BEGIN

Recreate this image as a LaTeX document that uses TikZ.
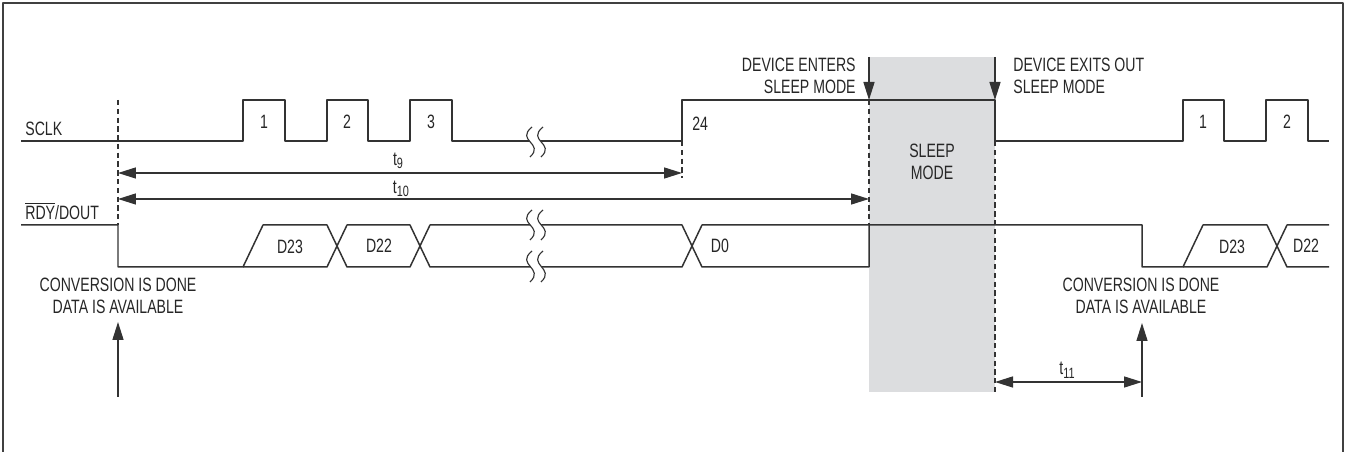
\documentclass[tikz,border=0pt]{standalone}
\usepackage{fontspec}
\setmainfont[FakeStretch=0.73]{Liberation Sans}
\usetikzlibrary{arrows.meta}
\definecolor{sleepgray}{RGB}{220,221,223}
\tikzset{
	sig/.style={line width=0.85pt,black!80},
	guide/.style={line width=0.6pt,black!80,dash pattern=on 3pt off 2pt},
	tip/.style={-{Triangle[length=3.6mm,width=2.2mm]}},
	span/.style={line width=0.85pt,black!80,{Triangle[length=3.6mm,width=2.2mm]}-{Triangle[length=3.6mm,width=2.2mm]}},
	lbl/.style={font=\fontsize{11}{12.4}\selectfont,text=black!85,inner sep=0pt},
}
\newcommand\tsub[1]{t\raisebox{-0.35ex}{\fontsize{8.5}{9}\selectfont #1}}
% break mark: x, top, bottom
\newcommand\brkmark[3]{
	\fill[white] (#1-1,#2) .. controls (#1-18,#2+14) and (#1+12,#3-14) .. (#1-3,#3)
	-- (#1+8,#3) .. controls (#1+23,#3-14) and (#1-7,#2+14) .. (#1+10,#2) -- cycle;
	\draw[line width=0.65pt,black!80] (#1-1,#2) .. controls (#1-18,#2+14) and (#1+12,#3-14) .. (#1-3,#3)
	(#1+10,#2) .. controls (#1-7,#2+14) and (#1+23,#3-14) .. (#1+8,#3);
}
\begin{document}
\begin{tikzpicture}[x=0.02cm,y=-0.02cm,line join=round]
	\useasboundingbox (0,0) rectangle (1347,452);
	\fill[sleepgray] (869,57) rectangle (995,392);
	\draw[line width=1pt,black!75] (3,452)--(3,3)--(1343,3)--(1343,452);
	
	\coordinate (ready) at (118,225);
	\coordinate (last) at (682,141);
	\coordinate (enter) at (869,100);
	\coordinate (exit) at (995,141);
	\coordinate (again) at (1142,267);
	
	% SCLK
	\node[lbl,anchor=west] (sclk) at (25,129) {SCLK};
	\draw[sig] (21,141)--(243,141)--(243,100)--(285,100)--(285,141)--(327,141)--(327,100)--(368,100)--(368,141)
	--(410,141)--(410,100)--(452,100)--(452,141)--(682,141)--(682,100)--(995,100)--(995,141)
	--(1183,141)--(1183,100)--(1224,100)--(1224,141)--(1266,141)--(1266,100)--(1308,100)--(1308,141)--(1329,141);
	\node[lbl] (c1) at (264,122) {1};
	\node[lbl] (c2) at (347,122) {2};
	\node[lbl] (c3) at (431,122) {3};
	\node[lbl,anchor=west] (c24) at (692,124) {24};
	\node[lbl] (c1b) at (1203,122) {1};
	\node[lbl] (c2b) at (1287,122) {2};
	
	% RDY/DOUT
	\node[lbl,anchor=west] (rdy) at (25,211) {$\overline{\mbox{RDY}}$/DOUT};
	\draw[sig] (21,225)--(118,225)--(118,267)--(243,267)--(263,225)--(327,225)--(347,267)--(410,267)--(430,225)
	--(682,225)--(702,267)--(869,267)--(869,225)--(1142,225)--(1142,267)--(1183,267)--(1203,225)
	--(1267,225)--(1287,267)--(1329,267);
	\draw[sig] (243,267)--(327,267)--(347,225)--(410,225)--(430,267)--(682,267)--(702,225)--(869,225);
	\draw[sig] (1183,267)--(1267,267)--(1287,225)--(1329,225);
	\node[lbl] (d23) at (290,247) {D23};
	\node[lbl] (d22) at (379,246) {D22};
	\node[lbl] (d0) at (720,246) {D0};
	\node[lbl] (d23b) at (1232,247) {D23};
	\node[lbl] (d22b) at (1306,246) {D22};
	
	\brkmark{533}{127}{157}
	\brkmark{533}{210}{240}
	\brkmark{533}{251}{282}
	
	\draw[guide] (118,100)--(ready);
	\draw[guide] (last)--(682,178);
	\draw[guide] (enter)--(869,225);
	\draw[guide] (exit)--(995,392);
	
	% timing
	\draw[span] (118,173)--(682,173);
	\node[lbl] (t9) at (398,161) {\tsub{9}};
	\draw[span] (118,199)--(869,199);
	\node[lbl] (t10) at (401,189) {\tsub{10}};
	\draw[span] (995,382)--(1142,382);
	\node[lbl] (t11) at (1067,370) {\tsub{11}};
	
	% sleep
	\draw[sig,tip] (869,57)--(enter);
	\draw[sig,tip] (995,57)--(995,100);
	\node[lbl,align=right,anchor=east] (enters) at (856,76) {DEVICE ENTERS\\SLEEP MODE};
	\node[lbl,align=left,anchor=west] (exits) at (1013,76) {DEVICE EXITS OUT\\SLEEP MODE};
	\node[lbl,align=center] (sleep) at (932,162) {SLEEP\\MODE};
	
	% conversion done
	\node[lbl,align=center] (convl) at (118,296) {CONVERSION IS DONE\\DATA IS AVAILABLE};
	\node[lbl,align=center] (convr) at (1141,296) {CONVERSION IS DONE\\DATA IS AVAILABLE};
	\draw[sig,tip] (118,397)--(118,322);
	\draw[sig,tip] (1142,397)--(1142,323);
\end{tikzpicture}
\end{document}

END

## Exercise prompt
Reproduce every line exactly and omit all pictures.

## Solution to the problem
Recreate this image as a LaTeX document that uses TikZ.
\documentclass[tikz,border=0pt]{standalone}
\usepackage{fontspec}
\setmainfont[FakeStretch=0.73]{Liberation Sans}
\usetikzlibrary{arrows.meta}
\definecolor{sleepgray}{RGB}{220,221,223}
\tikzset{
	sig/.style={line width=0.85pt,black!80},
	guide/.style={line width=0.6pt,black!80,dash pattern=on 3pt off 2pt},
	tip/.style={-{Triangle[length=3.6mm,width=2.2mm]}},
	span/.style={line width=0.85pt,black!80,{Triangle[length=3.6mm,width=2.2mm]}-{Triangle[length=3.6mm,width=2.2mm]}},
	lbl/.style={font=\fontsize{11}{12.4}\selectfont,text=black!85,inner sep=0pt},
}
\newcommand\tsub[1]{t\raisebox{-0.35ex}{\fontsize{8.5}{9}\selectfont #1}}
% break mark: x, top, bottom
\newcommand\brkmark[3]{
	\fill[white] (#1-1,#2) .. controls (#1-18,#2+14) and (#1+12,#3-14) .. (#1-3,#3)
	-- (#1+8,#3) .. controls (#1+23,#3-14) and (#1-7,#2+14) .. (#1+10,#2) -- cycle;
	\draw[line width=0.65pt,black!80] (#1-1,#2) .. controls (#1-18,#2+14) and (#1+12,#3-14) .. (#1-3,#3)
	(#1+10,#2) .. controls (#1-7,#2+14) and (#1+23,#3-14) .. (#1+8,#3);
}
\begin{document}
\begin{tikzpicture}[x=0.02cm,y=-0.02cm,line join=round]
	\useasboundingbox (0,0) rectangle (1347,452);
	\fill[sleepgray] (869,57) rectangle (995,392);
	\draw[line width=1pt,black!75] (3,452)--(3,3)--(1343,3)--(1343,452);
	
	\coordinate (ready) at (118,225);
	\coordinate (last) at (682,141);
	\coordinate (enter) at (869,100);
	\coordinate (exit) at (995,141);
	\coordinate (again) at (1142,267);
	
	% SCLK
	\node[lbl,anchor=west] (sclk) at (25,129) {SCLK};
	\draw[sig] (21,141)--(243,141)--(243,100)--(285,100)--(285,141)--(327,141)--(327,100)--(368,100)--(368,141)
	--(410,141)--(410,100)--(452,100)--(452,141)--(682,141)--(682,100)--(995,100)--(995,141)
	--(1183,141)--(1183,100)--(1224,100)--(1224,141)--(1266,141)--(1266,100)--(1308,100)--(1308,141)--(1329,141);
	\node[lbl] (c1) at (264,122) {1};
	\node[lbl] (c2) at (347,122) {2};
	\node[lbl] (c3) at (431,122) {3};
	\node[lbl,anchor=west] (c24) at (692,124) {24};
	\node[lbl] (c1b) at (1203,122) {1};
	\node[lbl] (c2b) at (1287,122) {2};
	
	% RDY/DOUT
	\node[lbl,anchor=west] (rdy) at (25,211) {$\overline{\mbox{RDY}}$/DOUT};
	\draw[sig] (21,225)--(118,225)--(118,267)--(243,267)--(263,225)--(327,225)--(347,267)--(410,267)--(430,225)
	--(682,225)--(702,267)--(869,267)--(869,225)--(1142,225)--(1142,267)--(1183,267)--(1203,225)
	--(1267,225)--(1287,267)--(1329,267);
	\draw[sig] (243,267)--(327,267)--(347,225)--(410,225)--(430,267)--(682,267)--(702,225)--(869,225);
	\draw[sig] (1183,267)--(1267,267)--(1287,225)--(1329,225);
	\node[lbl] (d23) at (290,247) {D23};
	\node[lbl] (d22) at (379,246) {D22};
	\node[lbl] (d0) at (720,246) {D0};
	\node[lbl] (d23b) at (1232,247) {D23};
	\node[lbl] (d22b) at (1306,246) {D22};
	
	\brkmark{533}{127}{157}
	\brkmark{533}{210}{240}
	\brkmark{533}{251}{282}
	
	\draw[guide] (118,100)--(ready);
	\draw[guide] (last)--(682,178);
	\draw[guide] (enter)--(869,225);
	\draw[guide] (exit)--(995,392);
	
	% timing
	\draw[span] (118,173)--(682,173);
	\node[lbl] (t9) at (398,161) {\tsub{9}};
	\draw[span] (118,199)--(869,199);
	\node[lbl] (t10) at (401,189) {\tsub{10}};
	\draw[span] (995,382)--(1142,382);
	\node[lbl] (t11) at (1067,370) {\tsub{11}};
	
	% sleep
	\draw[sig,tip] (869,57)--(enter);
	\draw[sig,tip] (995,57)--(995,100);
	\node[lbl,align=right,anchor=east] (enters) at (856,76) {DEVICE ENTERS\\SLEEP MODE};
	\node[lbl,align=left,anchor=west] (exits) at (1013,76) {DEVICE EXITS OUT\\SLEEP MODE};
	\node[lbl,align=center] (sleep) at (932,162) {SLEEP\\MODE};
	
	% conversion done
	\node[lbl,align=center] (convl) at (118,296) {CONVERSION IS DONE\\DATA IS AVAILABLE};
	\node[lbl,align=center] (convr) at (1141,296) {CONVERSION IS DONE\\DATA IS AVAILABLE};
	\draw[sig,tip] (118,397)--(118,322);
	\draw[sig,tip] (1142,397)--(1142,323);
\end{tikzpicture}
\end{document}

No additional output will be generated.